Great pro tip for grated onion: salt the side of an onion and scrape with a knife. Most recipes only call for a tiny amount, and this trick saves having to wash the micro-plane.

And the Other Half of America?

Lots of girls used to know how to make fudge: pre-teens mastering candy making. It’s not easy: in the past 15 years I’ve tried the old Better Homes and Gardens fudge recipe about three times and got it right once.

But a few girls and boys are still mastering candy making, and this sophisticated yet homely art will endure.

I loved reviewing the 1945 edition of my ancestral cookbook–the second best-selling cookbook of all time–but I wonder: What’s the fudge recipe in number one bestseller Betty Crocker’s Cookbook?

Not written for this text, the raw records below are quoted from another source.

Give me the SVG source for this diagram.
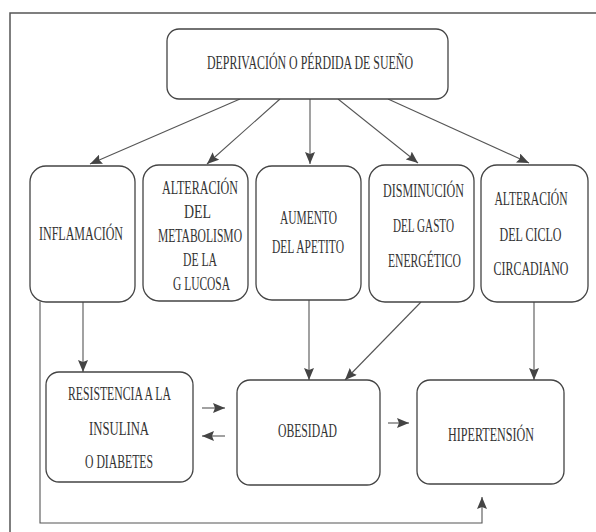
<svg xmlns="http://www.w3.org/2000/svg" width="596" height="532" viewBox="0 0 596 532">
<defs>
<marker id="ah" markerUnits="userSpaceOnUse" markerWidth="12" markerHeight="10" refX="12" refY="5" orient="auto">
<path d="M0,0 L12,5 L0,10 L2,5 z" fill="#444"/>
</marker>
<style>
.box{fill:#fff;stroke:#444;stroke-width:1.3}
.t{font-family:"Liberation Serif",serif;font-size:19.5px;fill:#333;text-anchor:middle}
.tt{font-size:18.5px}
.c{fill:none;stroke:#555;stroke-width:1.1;marker-end:url(#ah)}
.frame{fill:none;stroke:#555;stroke-width:1.5}
</style>
</defs>
<rect width="596" height="532" fill="#fff"/>
<path class="frame" d="M10,532 V13 H596"/>
<g id="connectors">
<line class="c" x1="240" y1="99" x2="90" y2="164"/>
<line class="c" x1="280" y1="99" x2="207" y2="164"/>
<line class="c" x1="310" y1="99" x2="310" y2="164"/>
<line class="c" x1="338" y1="99" x2="418" y2="163"/>
<line class="c" x1="388" y1="99" x2="529" y2="163"/>
<line class="c" x1="83" y1="302" x2="83" y2="372"/>
<line class="c" x1="309" y1="300" x2="309" y2="380"/>
<line class="c" x1="421" y1="302" x2="345" y2="380"/>
<line class="c" x1="534" y1="302" x2="534" y2="380"/>
<line class="c" x1="202" y1="408" x2="225" y2="408"/>
<line class="c" x1="225" y1="436" x2="202" y2="436"/>
<line class="c" x1="388" y1="423" x2="409" y2="423"/>
<polyline class="c" points="40,302 40,523 482,523 482,497"/>
</g>
<g id="n-deprivacion">
<rect class="box" x="167" y="29" width="281" height="70" rx="12"/>
<text class="t tt" x="310" y="69" textLength="206" lengthAdjust="spacingAndGlyphs">DEPRIVACIÓN O PÉRDIDA DE SUEÑO</text>
</g>
<g id="n-inflamacion">
<rect class="box" x="30" y="166" width="105" height="136" rx="16"/>
<text class="t" x="81" y="240" textLength="84" lengthAdjust="spacingAndGlyphs">INFLAMACIÓN</text>
</g>
<g id="n-glucosa">
<rect class="box" x="143" y="165" width="105" height="136" rx="16"/>
<text class="t" x="200" y="194" textLength="76" lengthAdjust="spacingAndGlyphs">ALTERACIÓN</text>
<text class="t" x="197.5" y="218" textLength="27" lengthAdjust="spacingAndGlyphs">DEL</text>
<text class="t" x="200" y="242" textLength="84" lengthAdjust="spacingAndGlyphs">METABOLISMO</text>
<text class="t" x="200" y="266" textLength="34" lengthAdjust="spacingAndGlyphs">DE LA</text>
<text class="t" x="201.5" y="290" textLength="57" lengthAdjust="spacingAndGlyphs">G LUCOSA</text>
</g>
<g id="n-apetito">
<rect class="box" x="256" y="166" width="105" height="134" rx="16"/>
<text class="t" x="308.5" y="224" textLength="57" lengthAdjust="spacingAndGlyphs">AUMENTO</text>
<text class="t" x="308" y="253" textLength="72" lengthAdjust="spacingAndGlyphs">DEL APETITO</text>
</g>
<g id="n-gasto">
<rect class="box" x="369" y="165" width="105" height="137" rx="16"/>
<text class="t" x="423.5" y="197" textLength="81" lengthAdjust="spacingAndGlyphs">DISMINUCIÓN</text>
<text class="t" x="423.5" y="232" textLength="61" lengthAdjust="spacingAndGlyphs">DEL GASTO</text>
<text class="t" x="424.5" y="267" textLength="73" lengthAdjust="spacingAndGlyphs">ENERGÉTICO</text>
</g>
<g id="n-circadiano">
<rect class="box" x="481" y="165" width="107" height="137" rx="16"/>
<text class="t" x="531" y="205" textLength="73" lengthAdjust="spacingAndGlyphs">ALTERACIÓN</text>
<text class="t" x="530.5" y="241" textLength="62" lengthAdjust="spacingAndGlyphs">DEL CICLO</text>
<text class="t" x="531" y="275" textLength="75" lengthAdjust="spacingAndGlyphs">CIRCADIANO</text>
</g>
<g id="n-resistencia">
<rect class="box" x="46" y="372" width="147" height="110" rx="13"/>
<text class="t" x="119.5" y="400" textLength="103" lengthAdjust="spacingAndGlyphs">RESISTENCIA A LA</text>
<text class="t" x="119" y="435" textLength="60" lengthAdjust="spacingAndGlyphs">INSULINA</text>
<text class="t" x="119" y="468" textLength="68" lengthAdjust="spacingAndGlyphs">O DIABETES</text>
</g>
<g id="n-obesidad">
<rect class="box" x="237" y="380" width="143" height="105" rx="13"/>
<text class="t" x="307.5" y="437" textLength="59" lengthAdjust="spacingAndGlyphs">OBESIDAD</text>
</g>
<g id="n-hipertension">
<rect class="box" x="417" y="380" width="147" height="104" rx="13"/>
<text class="t" x="491" y="441" textLength="86" lengthAdjust="spacingAndGlyphs">HIPERTENSIÓN</text>
</g>
</svg>
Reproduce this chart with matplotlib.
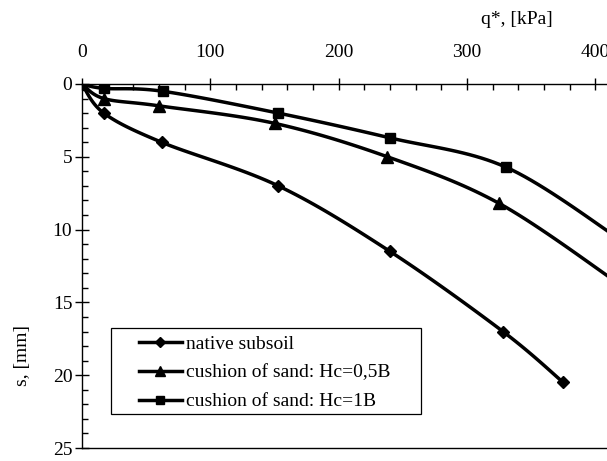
import numpy as np
import matplotlib

matplotlib.use("Agg")
import matplotlib.pyplot as plt
from matplotlib.patches import Rectangle
from matplotlib.ticker import MultipleLocator

plt.rcParams["font.family"] = ["Liberation Serif", "DejaVu Serif"]

# load q* [kPa] vs settlement s [mm]; last points of the sand series lie past the axis edge
q_native = [0, 17, 62, 153, 240, 328, 375]
s_native = [0, 2.0, 4.0, 7.0, 11.5, 17.0, 20.5]

q_half = [0, 17, 60, 150, 238, 325, 418]
s_half = [0, 1.0, 1.5, 2.7, 5.0, 8.2, 13.7]

q_full = [0, 17, 63, 153, 240, 330, 418]
s_full = [0, 0.3, 0.5, 2.0, 3.7, 5.7, 10.6]

labels = ["native subsoil", "cushion of sand: Hc=0,5B", "cushion of sand: Hc=1B"]
markers = ["D", "^", "s"]

W, H = 607, 461


def smooth(x, y, n=20):
    """Catmull-Rom curve through the points (like Excel's smoothed line)."""
    p = np.column_stack([x, y]).astype(float)
    p = np.vstack([p[0], p, p[-1]])
    out = []
    t = np.linspace(0, 1, n)[:, None]
    for i in range(1, len(p) - 2):
        p0, p1, p2, p3 = p[i - 1], p[i], p[i + 1], p[i + 2]
        seg = 0.5 * ((2 * p1) + (-p0 + p2) * t
                     + (2 * p0 - 5 * p1 + 4 * p2 - p3) * t ** 2
                     + (-p0 + 3 * p1 - 3 * p2 + p3) * t ** 3)
        out.append(seg)
    c = np.vstack(out)
    return c[:, 0], c[:, 1]


fig = plt.figure(figsize=(W / 100, H / 100), dpi=100)
ax = fig.add_axes([82 / W, 1 - 448 / H, 1 - 82 / W + 0.002, (448 - 84) / H])

series = [(q_native, s_native), (q_half, s_half), (q_full, s_full)]
msizes = [6, 8, 7]
for (q, s), m, lab, ms in zip(series, markers, labels, msizes):
    sx, sy = smooth(q, s)
    ax.plot(sx, sy, color="black", lw=2.5)
    ax.plot(q, s, linestyle="none", marker=m, color="black", ms=ms)
    ax.plot([], [], color="black", lw=2.5, marker=m, ms=ms - 1, label=lab)

ax.set_xlim(0, 410)
ax.set_ylim(25, 0)
ax.xaxis.tick_top()
ax.xaxis.set_major_locator(MultipleLocator(100))
ax.xaxis.set_minor_locator(MultipleLocator(20))
ax.yaxis.set_major_locator(MultipleLocator(5))
ax.yaxis.set_minor_locator(MultipleLocator(1))
ax.tick_params(axis="x", which="major", direction="inout", length=9, width=1, labelsize=14, pad=12)
ax.tick_params(axis="x", which="minor", direction="in", length=4, width=1)
ax.tick_params(axis="y", which="major", direction="inout", length=10, width=1, labelsize=14, pad=2)
ax.tick_params(axis="y", which="minor", direction="in", length=4, width=1)

ax.spines["right"].set_visible(False)
for sp in ["top", "left", "bottom"]:
    ax.spines[sp].set_linewidth(1)

fig.text(517 / W, 1 - 19 / H, "q*, [kPa]", fontsize=14, ha="center", va="center")
fig.text(22 / W, 1 - 355 / H, "s, [mm]", fontsize=14, rotation=90, ha="center", va="center")

# legend entries without frame, box drawn separately (wide left margin as in the original)
leg = ax.legend(loc="upper left", bbox_to_anchor=(139 / W, 1 - 335 / H),
                bbox_transform=fig.transFigure, fontsize=14, frameon=False,
                handlelength=2.2, handletextpad=0.2, borderpad=0, borderaxespad=0,
                labelspacing=0.58)
fig.add_artist(Rectangle((111 / W, 1 - 414 / H), (421 - 111) / W, (414 - 328) / H,
                         transform=fig.transFigure, fill=False, edgecolor="black", lw=0.9))

fig.savefig("out.png", dpi=100)
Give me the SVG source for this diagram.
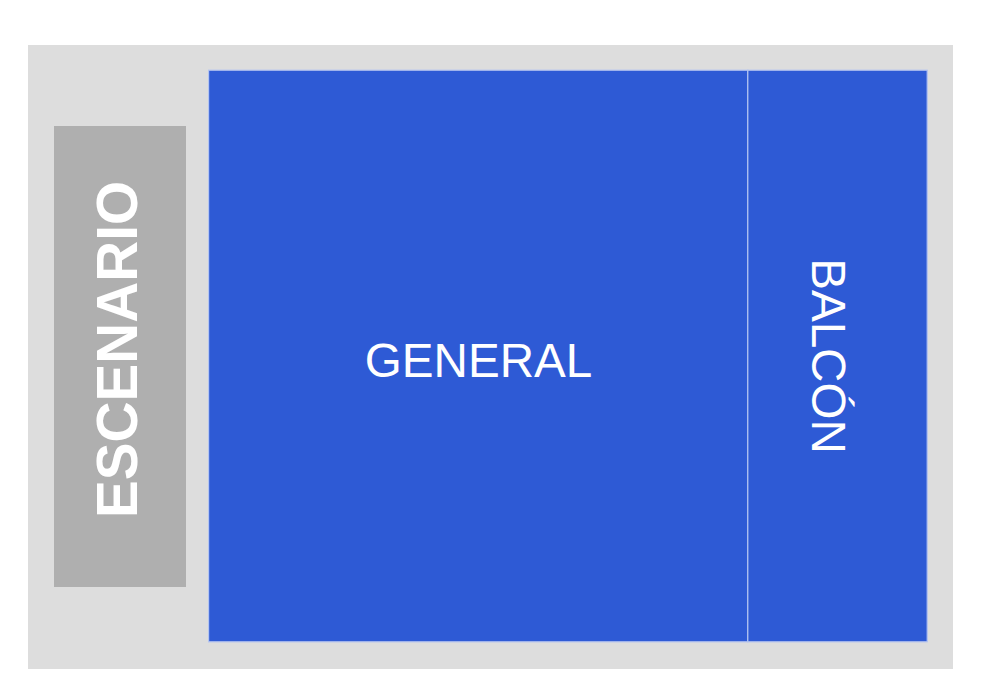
<svg xmlns="http://www.w3.org/2000/svg" width="997" height="691" viewBox="0 0 997 691">
<style>
.lbl{font-family:"Liberation Sans",Arial,sans-serif;fill:#ffffff;text-anchor:middle}
.zone{fill:#2e5ad5;stroke:#b4c4f0;stroke-width:1.2}
</style>
<rect width="997" height="691" fill="#ffffff"/>
<g id="venue">
<rect x="28" y="45" width="925" height="624" fill="#dddddd"/>
</g>
<g id="escenario">
<rect x="54" y="126" width="132" height="461" fill="#afafaf"/>
<text class="lbl" font-weight="bold" font-size="56.7" transform="translate(136.5,349.5) rotate(-90)">ESCENARIO</text>
</g>
<g id="general">
<rect class="zone" x="208.6" y="70.2" width="539.2" height="571.6"/>
<text class="lbl" font-size="47.6" x="478.5" y="377">GENERAL</text>
</g>
<g id="balcon">
<rect class="zone" x="747.8" y="70.2" width="179.4" height="571.6"/>
<text class="lbl" font-size="47.6" transform="translate(811.5,356) rotate(90)">BALCÓN</text>
</g>
<g id="connectors"/>
</svg>
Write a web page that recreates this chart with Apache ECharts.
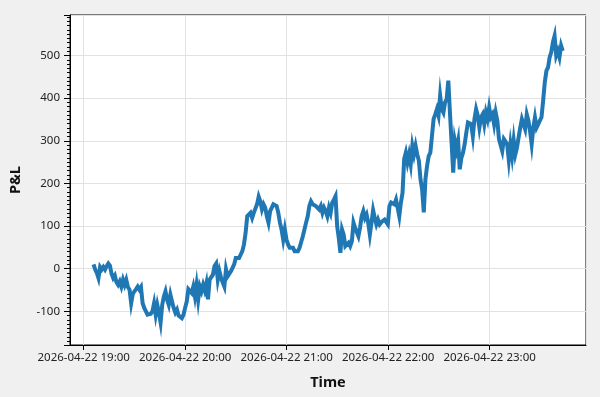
<!DOCTYPE html>
<html><head><meta charset="utf-8">
<script src="https://cdn.jsdelivr.net/npm/echarts@6/dist/echarts.min.js"></script>
<style>html,body{margin:0;padding:0;background:#f0f0f0}#c{width:600px;height:397px}</style>
</head><body><div id="c"></div>
<script>
// sampled P&L series (one sample every 58 s starting at startTime)
const startTime = '2026-04-22T19:05:49';
const stepSeconds = 58;
const pnl = [
  10, -2, -10, -22, 4, -2, 4, -2, 6, 12,
  7, -12, -22, -16, -32, -38, -30, -42, -26, -38,
  -26, -43, -49, -81, -59, -53, -48, -42, -49, -43,
  -81, -92, -89, -108, -112, -106, -100, -81, -108, -85,
  -103, -126, -85, -65, -53, -73, -85, -61, -77, -92,
  -103, -96, -110, -114, -116, -108, -92, -77, -48, -45,
  -57, -42, -65, -38, -73, -42, -53, -38, -51, -34,
  -72, -26, -22, -14, 6, 12, -26, -6, -22, -26,
  -42, -1, -18, -18, -6, 2, 10, 25, 21, 25,
  29, 41, 57, 84, 123, 127, 131, 119, 131, 131,
  151, 169, 158, 139, 151, 143, 123, 108, 135, 131,
  151, 155, 147, 131, 108, 92, 68, 92, 68, 57,
  49, 45, 49, 41, 45, 41, 49, 53, 76, 92,
  108, 123, 147, 158, 151, 155, 147, 151, 139, 147,
  131, 143, 135, 123, 143, 131, 155, 162, 170, 100,
  72, 37, 92, 80, 53, 53, 61, 53, 64, 108,
  96, 100, 76, 96, 123, 135, 119, 127, 108, 80,
  108, 137, 119, 104, 115, 104, 109, 111, 115, 111,
  104, 147, 155, 159, 151, 162, 143, 123, 155, 178,
  257, 272, 249, 268, 245, 288, 268, 288, 268, 253,
  209, 185, 132, 210, 241, 264, 272, 311, 351, 362,
  374, 359, 406, 374, 366, 390, 398, 441, 366, 296,
  225, 300, 280, 300, 233, 260, 272, 292, 319, 343,
  347, 339, 311, 351, 374, 359, 331, 355, 362, 339,
  366, 351, 378, 355, 362, 339, 366, 347, 304, 308,
  276, 304, 298, 292, 255, 292, 264, 301, 268, 284,
  308, 331, 351, 339, 327, 362, 347, 323, 292, 331,
  355, 331, 339, 347, 355, 394, 437, 464, 472, 496,
  508, 531, 546, 500, 511, 496, 523, 511
];
const xRange = ['2026-04-22T18:51:53', '2026-04-22T23:57:00'];
const yRange = [-179, 595];
const xTitle = 'Time';
const yTitle = 'P&L';

const t0 = new Date(startTime).getTime();
const data = pnl.map((v, i) => [t0 + i * stepSeconds * 1000, v]);

const chart = echarts.init(document.getElementById('c'), null, {renderer: 'canvas'});
const font = 'Noto Sans';
chart.setOption({
  animation: false,
  backgroundColor: '#f0f0f0',
  grid: {left: 59, top: 15, right: 14, bottom: 52, show: true, backgroundColor: '#ffffff', borderColor: '#000', borderWidth: 1, containLabel: false},
  xAxis: {
    type: 'time',
    min: new Date(xRange[0]).getTime(),
    max: new Date(xRange[1]).getTime(),
    minInterval: 3600000, maxInterval: 3600000,
    name: xTitle, nameLocation: 'middle', nameGap: 30,
    nameTextStyle: {fontFamily: font, fontWeight: 'bold', fontSize: 14.5, color: '#111'},
    axisLine: {show: true, onZero: false, lineStyle: {color: '#000', width: 1}},
    axisTick: {show: true, length: 5, lineStyle: {color: '#000'}},
    axisLabel: {formatter: '{yyyy}-{MM}-{dd} {HH}:{mm}', fontFamily: font, fontSize: 11.5, color: '#222', margin: 7, showMinLabel: false, showMaxLabel: false, hideOverlap: false},
    splitLine: {show: true, lineStyle: {color: '#e2e2e2', width: 1}}
  },
  yAxis: {
    type: 'value',
    min: yRange[0], max: yRange[1],
    splitNumber: 8,
    name: yTitle, nameLocation: 'middle', nameGap: 47, nameRotate: 90,
    nameTextStyle: {fontFamily: font, fontWeight: 'bold', fontSize: 14.5, color: '#111'},
    axisLine: {show: true, onZero: false, lineStyle: {color: '#000', width: 1}},
    axisTick: {show: true, length: 6, lineStyle: {color: '#000'}},
    minorTick: {show: true, splitNumber: 10, length: 3, lineStyle: {color: '#000'}},
    axisLabel: {fontFamily: font, fontSize: 11.5, color: '#222', margin: 10, showMinLabel: false, showMaxLabel: false},
    splitLine: {show: true, lineStyle: {color: '#e2e2e2', width: 1}}
  },
  series: [{
    type: 'line',
    data: data,
    showSymbol: false,
    symbol: 'none',
    lineStyle: {color: '#1f77b4', width: 4, join: 'miter'},
    itemStyle: {color: '#1f77b4'}
  }]
});
</script></body></html>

My lifetime loyalty to Better Homes and Gardens is such that to my memory I have never opened Betty Crocker. Finally I’m curious.


2 thoughts on “Mid-Century Classic Cooking

  1. Aunt Marg, what a wonderful review! I enjoy finding older cookbooks to glean pre-canned food recipes; I cannot stand a recipe where the main flavor is coming from canned soup. We should have a BH&G potluck this summer. I have been baking bread recently and as I knead the dough I often think of your bread from my childhood. Cannonballs and torpedoes!


  2. Three years ago, I moved across the country and had to fit all of my posessions into my car. Needless to say, I had to downsize in a big way. One of the 10 books I kept (and the only cookbook I kept) was the Better Homes and Gardens Cookbook. Marguerite’s great article reminds me why it made the cut!